Bruce Nauman provoca extrañamientos en el Museo Picasso de Málaga. Hasta el próximo 1 de septiembre su retrospectiva Estancias, cuerpos, palabras, con 87 obras expuestas, divide a los visitantes en apocalípticos e integrados. Los que certifican la defunción del arte y el mal olor de su cadáver en descomposición y aquellos que gozan y defienden la lingüística fascinante de lo nuevo. Los gestos de ambos los delatan en las salas del museo. Si pudiese espiar sus reacciones, el artista se divertiría voyeur desde los ángulos muertos de los videos en los que ejecuta sus performances. De hecho, el público es también, sin saberlo, una performance de Nauman. Espontánea, diferente, efímera, y producto de las tres maneras en la que cada uno se sitúa frente a las propuestas conceptuales, minimalistas y sensoriales de sus instalaciones arquitectónicas, sus esculturas, los neones, vídeos, dibujos, serigrafías y fotografías.
Con una actitud interrogante, con una mirada hechizada, con una reacción fugitiva. Cada una sujeta a una percepción psicológica, a la respuesta de su intelecto o a su desobediencia emocional. Cualquier opción define lo que busca el discurso Nauman y una obra diversa que no se observa únicamente –los neones que se encienden y apagan la palabra NO o el que simula una ruleta con los términos Vida, Muerte, Amor, Dolor, Placer–, ni se contempla como el video de un ilusionista que construye un perro con un globo transparente o igual que una pieza escénica de Samuel Beckett con su juego repetitivo de diálogos sin sentido y situaciones que funcionan como patrones –en un espacio acotado y reducido donde Nauman se mueve o camina como hace en Walt whit Contrapposto–.

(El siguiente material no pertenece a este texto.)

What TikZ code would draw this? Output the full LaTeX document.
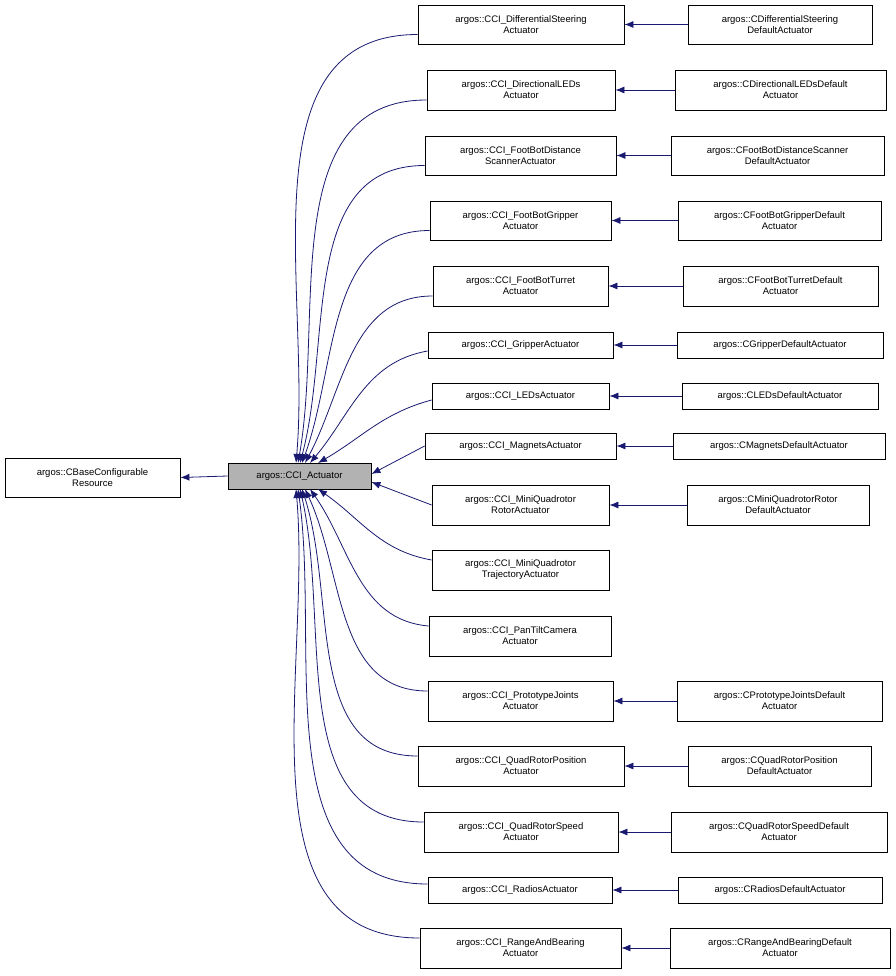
\documentclass[tikz,border=0pt]{standalone}
\usepackage{fontspec}
\setmainfont{Liberation Sans}
\begin{document}
\begin{tikzpicture}[x=1pt,y=-1pt,
  box/.style={draw=black,line width=0.8pt,align=center,inner sep=0pt,font=\fontsize{9.5}{11}\selectfont},
  edge/.style={draw=edgecol,line width=0.8pt,-{Latex[length=9pt,width=7pt]}}]
\definecolor{edgecol}{HTML}{191970}
\usetikzlibrary{arrows.meta}
\useasboundingbox (0,0) rectangle (895,976);
\newcommand{\bx}[6]{\node[box,minimum width={#4-#2},minimum height={#5-#3}] (#1) at ({(#2+#4)/2},{(#3+#5)/2}) {#6};}
\bx{base}{5}{458}{180}{497}{argos::CBaseConfigurable\\Resource}
\node[box,fill=gray!60,minimum width=143,minimum height=26] (act) at (299.5,476) {argos::CCI\_Actuator};
\bx{m1}{418}{5}{624}{44}{argos::CCI\_DifferentialSteering\\Actuator}
\bx{m2}{427}{70}{615}{110}{argos::CCI\_DirectionalLEDs\\Actuator}
\bx{m3}{425}{136}{616}{175}{argos::CCI\_FootBotDistance\\ScannerActuator}
\bx{m4}{430}{201}{611}{240}{argos::CCI\_FootBotGripper\\Actuator}
\bx{m5}{433}{266}{608}{306}{argos::CCI\_FootBotTurret\\Actuator}
\bx{m6}{428}{332}{613}{358}{argos::CCI\_GripperActuator}
\bx{m7}{432}{383}{609}{409}{argos::CCI\_LEDsActuator}
\bx{m8}{425}{433}{616}{459}{argos::CCI\_MagnetsActuator}
\bx{m9}{432}{485}{609}{525}{argos::CCI\_MiniQuadrotor\\RotorActuator}
\bx{m10}{432}{550}{609}{590}{argos::CCI\_MiniQuadrotor\\TrajectoryActuator}
\bx{m11}{429}{616}{611}{656}{argos::CCI\_PanTiltCamera\\Actuator}
\bx{m12}{428}{681}{613}{721}{argos::CCI\_PrototypeJoints\\Actuator}
\bx{m13}{418}{746}{624}{786}{argos::CCI\_QuadRotorPosition\\Actuator}
\bx{m14}{424}{812}{618}{852}{argos::CCI\_QuadRotorSpeed\\Actuator}
\bx{m15}{428}{877}{612}{903}{argos::CCI\_RadiosActuator}
\bx{m16}{420}{928}{621}{968}{argos::CCI\_RangeAndBearing\\Actuator}
\bx{r1}{688}{5}{872}{44}{argos::CDifferentialSteering\\DefaultActuator}
\bx{r2}{675}{70}{886}{110}{argos::CDirectionalLEDsDefault\\Actuator}
\bx{r3}{671}{136}{884}{175}{argos::CFootBotDistanceScanner\\DefaultActuator}
\bx{r4}{678}{201}{881}{240}{argos::CFootBotGripperDefault\\Actuator}
\bx{r5}{683}{266}{878}{306}{argos::CFootBotTurretDefault\\Actuator}
\bx{r6}{677}{332}{883}{358}{argos::CGripperDefaultActuator}
\bx{r7}{682}{383}{878}{409}{argos::CLEDsDefaultActuator}
\bx{r8}{673}{433}{885}{459}{argos::CMagnetsDefaultActuator}
\bx{r9}{687}{485}{869}{525}{argos::CMiniQuadrotorRotor\\DefaultActuator}
\bx{r12}{677}{681}{882}{721}{argos::CPrototypeJointsDefault\\Actuator}
\bx{r13}{688}{746}{871}{786}{argos::CQuadRotorPosition\\DefaultActuator}
\bx{r14}{671}{812}{887}{852}{argos::CQuadRotorSpeedDefault\\Actuator}
\bx{r15}{678}{877}{882}{903}{argos::CRadiosDefaultActuator}
\bx{r16}{670}{928}{890}{968}{argos::CRangeAndBearingDefault\\Actuator}
\draw[edge] (act.west) -- (base.east);
\foreach \i in {1,2,3,4,5,6,7,8,9,12,13,14,15,16} {\draw[edge] (r\i.west) -- (m\i.east);}
\draw[edge] ([yshift=-10]m1.west) to[out=180,in=85] (296,463);
\draw[edge] ([yshift=-10]m2.west) to[out=180,in=80] (298,463);
\draw[edge] ([yshift=-10]m3.west) to[out=180,in=75] (300,463);
\draw[edge] ([yshift=-10]m4.west) to[out=180,in=70] (302,463);
\draw[edge] ([yshift=-10]m5.west) to[out=180,in=62] (305,463);
\draw[edge] ([yshift=-6]m6.west) to[out=190,in=50] (310,463);
\draw[edge] ([yshift=-4]m7.west) to[out=195,in=30] (318,463);
\draw[edge] (m8.west) -- ([yshift=2]act.east);
\draw[edge] (m9.west) -- ([yshift=-6]act.east);
\draw[edge] ([yshift=10]m10.west) to[out=170,in=-35] (318,489);
\draw[edge] ([yshift=10]m11.west) to[out=175,in=-55] (310,489);
\draw[edge] ([yshift=10]m12.west) to[out=180,in=-65] (305,489);
\draw[edge] ([yshift=10]m13.west) to[out=180,in=-72] (302,489);
\draw[edge] ([yshift=10]m14.west) to[out=180,in=-77] (300,489);
\draw[edge] ([yshift=6]m15.west) to[out=180,in=-82] (298,489);
\draw[edge] ([yshift=10]m16.west) to[out=180,in=-85] (296,489);
\end{tikzpicture}
\end{document}
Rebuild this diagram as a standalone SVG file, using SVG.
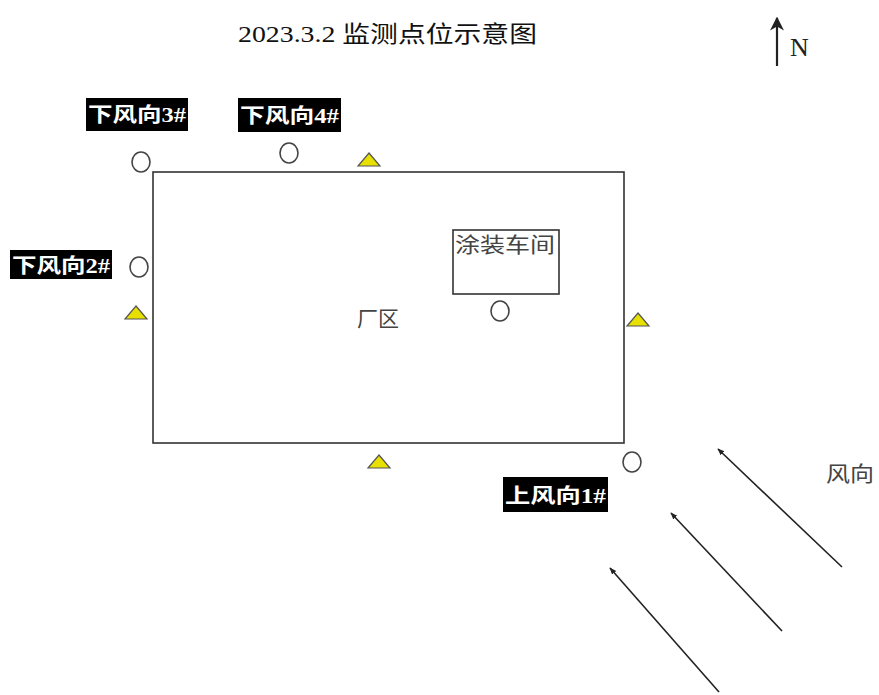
<svg xmlns="http://www.w3.org/2000/svg" width="879" height="695" viewBox="0 0 879 695">
<defs>
<marker id="ah" viewBox="0 0 10 10" refX="9" refY="5" markerWidth="7" markerHeight="7" markerUnits="userSpaceOnUse" orient="auto">
<path d="M0,1 L10,5 L0,9 Z" fill="#222"/>
</marker>
<marker id="nh" viewBox="0 0 10 10" refX="9" refY="5" markerWidth="14" markerHeight="14" markerUnits="userSpaceOnUse" orient="auto">
<path d="M0,0 L10,5 L0,10 L3,5 Z" fill="#222"/>
</marker>
<style>
.lbl-bg{fill:#000}
.lbl{fill:#fff;font-family:"Liberation Serif","Noto Sans CJK SC",serif;font-weight:bold;font-size:20px}
.pt{fill:#fff;stroke:#444;stroke-width:1.6}
.tri{fill:#e8e000;stroke:#555;stroke-width:1.2}
.gray{fill:#444;font-family:"Noto Sans CJK SC","Liberation Sans",sans-serif;font-size:21px}
.wind{stroke:#222;stroke-width:1.6;fill:none;marker-end:url(#ah)}
</style>
</defs>
<rect width="879" height="695" fill="#fff"/>
<text x="238" y="42" font-family="Liberation Serif,'Noto Sans CJK SC',serif" font-size="23" fill="#111" textLength="299" lengthAdjust="spacingAndGlyphs">2023.3.2 监测点位示意图</text>
<g id="north">
<line x1="777" y1="66" x2="777" y2="18" stroke="#222" stroke-width="2.2" marker-end="url(#nh)"/>
<text x="790" y="56" font-family="Liberation Serif,serif" font-size="26" fill="#222">N</text>
</g>
<g id="plant">
<rect x="153" y="172" width="471" height="271" fill="none" stroke="#333" stroke-width="1.6"/>
<text x="357" y="326" class="gray">厂区</text>
</g>
<g id="workshop">
<rect x="453" y="230" width="106" height="64" fill="none" stroke="#333" stroke-width="1.6"/>
<text x="455" y="252" class="gray" textLength="100" lengthAdjust="spacingAndGlyphs">涂装车间</text>
</g>
<g id="p3">
<rect class="lbl-bg" x="86" y="98" width="102" height="33"/>
<text class="lbl" x="88" y="122" textLength="98" lengthAdjust="spacingAndGlyphs">下风向3#</text>
<ellipse class="pt" cx="141" cy="162" rx="9" ry="10"/>
</g>
<g id="p4">
<rect class="lbl-bg" x="238" y="98" width="103" height="34"/>
<text class="lbl" x="240" y="123" textLength="99" lengthAdjust="spacingAndGlyphs">下风向4#</text>
<ellipse class="pt" cx="289" cy="153" rx="9" ry="10"/>
</g>
<g id="p2">
<rect class="lbl-bg" x="10" y="250" width="102" height="29"/>
<text class="lbl" x="12" y="273" textLength="98" lengthAdjust="spacingAndGlyphs">下风向2#</text>
<ellipse class="pt" cx="139" cy="267" rx="9" ry="10"/>
</g>
<g id="p1">
<rect class="lbl-bg" x="503" y="477" width="105" height="35"/>
<text class="lbl" x="505" y="503" textLength="101" lengthAdjust="spacingAndGlyphs">上风向1#</text>
<ellipse class="pt" cx="632" cy="462" rx="9" ry="10"/>
</g>
<g id="p5">
<ellipse class="pt" cx="500" cy="311" rx="9" ry="10"/>
</g>
<g id="t1"><polygon class="tri" points="369,153 380,166 358,166"/></g>
<g id="t2"><polygon class="tri" points="136,306 147,319 125,319"/></g>
<g id="t3"><polygon class="tri" points="638,313 649,326 627,326"/></g>
<g id="t4"><polygon class="tri" points="379,455 390,468 368,468"/></g>
<g id="wind-label">
<text x="826" y="481" class="gray" textLength="48" lengthAdjust="spacingAndGlyphs">风向</text>
</g>
<g id="connectors">
<line class="wind" x1="842" y1="567" x2="718" y2="449"/>
<line class="wind" x1="782" y1="631" x2="671" y2="513"/>
<line class="wind" x1="719" y1="692" x2="610" y2="568"/>
</g>
</svg>
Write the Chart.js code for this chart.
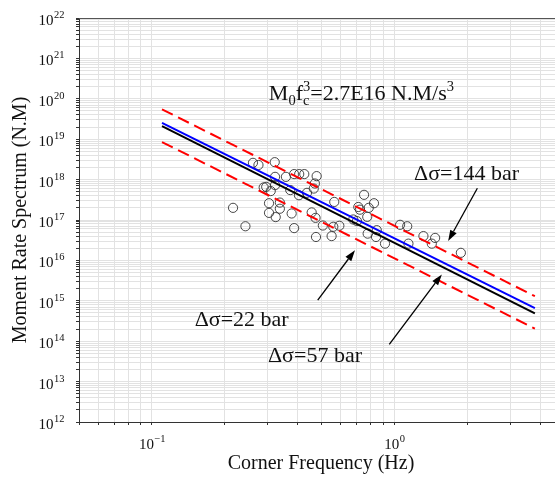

En los mundos de Nauman se entra y se participa. Se experimenta, se siente y se piensa. Él pretende que así nos enfrentemos a problemas sociales y filosóficos del ser humano y su naturaleza: la violencia, la angustia, la tortura, el sexo, la moral. Pero lo primero que el espectador recoge es una sobredosis de estímulos que lo provocan, que en muchos casos lo desorientan y en otros están destinados a crearle desasosiego. Es el caso de La Habitación amarilla, creada en 1973, que supuestamente es un triángulo equilátero en cuyo interior uno puede encerrarse. Una cuestión de percepción espacial y de sensibilidad porque el triángulo es una ficción imperfecta y el agobio no siempre aparece.
Al margen de sus espléndidos dibujos sobre la plasticidad combinatoria de los dedos de las manos, y de esculturas como sus cuerpos de animales mutilados y colgados en corro, o sus manos en círculo —Untitled (Hands Circle) (1996)— llenando huecos, tomando distancias, calculando los espacios negativos que se esconden entre las cosas, se aprecia muy bien en los videos de sus performances. Cada uno plantea ecos, variantes de los mismos movimientos –como si fuesen fragmentos de una coreografía basada en el cuerpo y su representación–. Creaciones vinculadas a las influencias de la música contemporánea de John Cage (“dejad que los sonidos sean ellos mismos”) convertidas en elemento casi pictórico, y la danza moderna de Merce Cunningham: “Cada espacio debe ser bailado. La danza puede ser acerca de cualquier cosa, pero fundamentalmente es acerca del cuerpo humano y su movimiento, comenzando por el caminar”.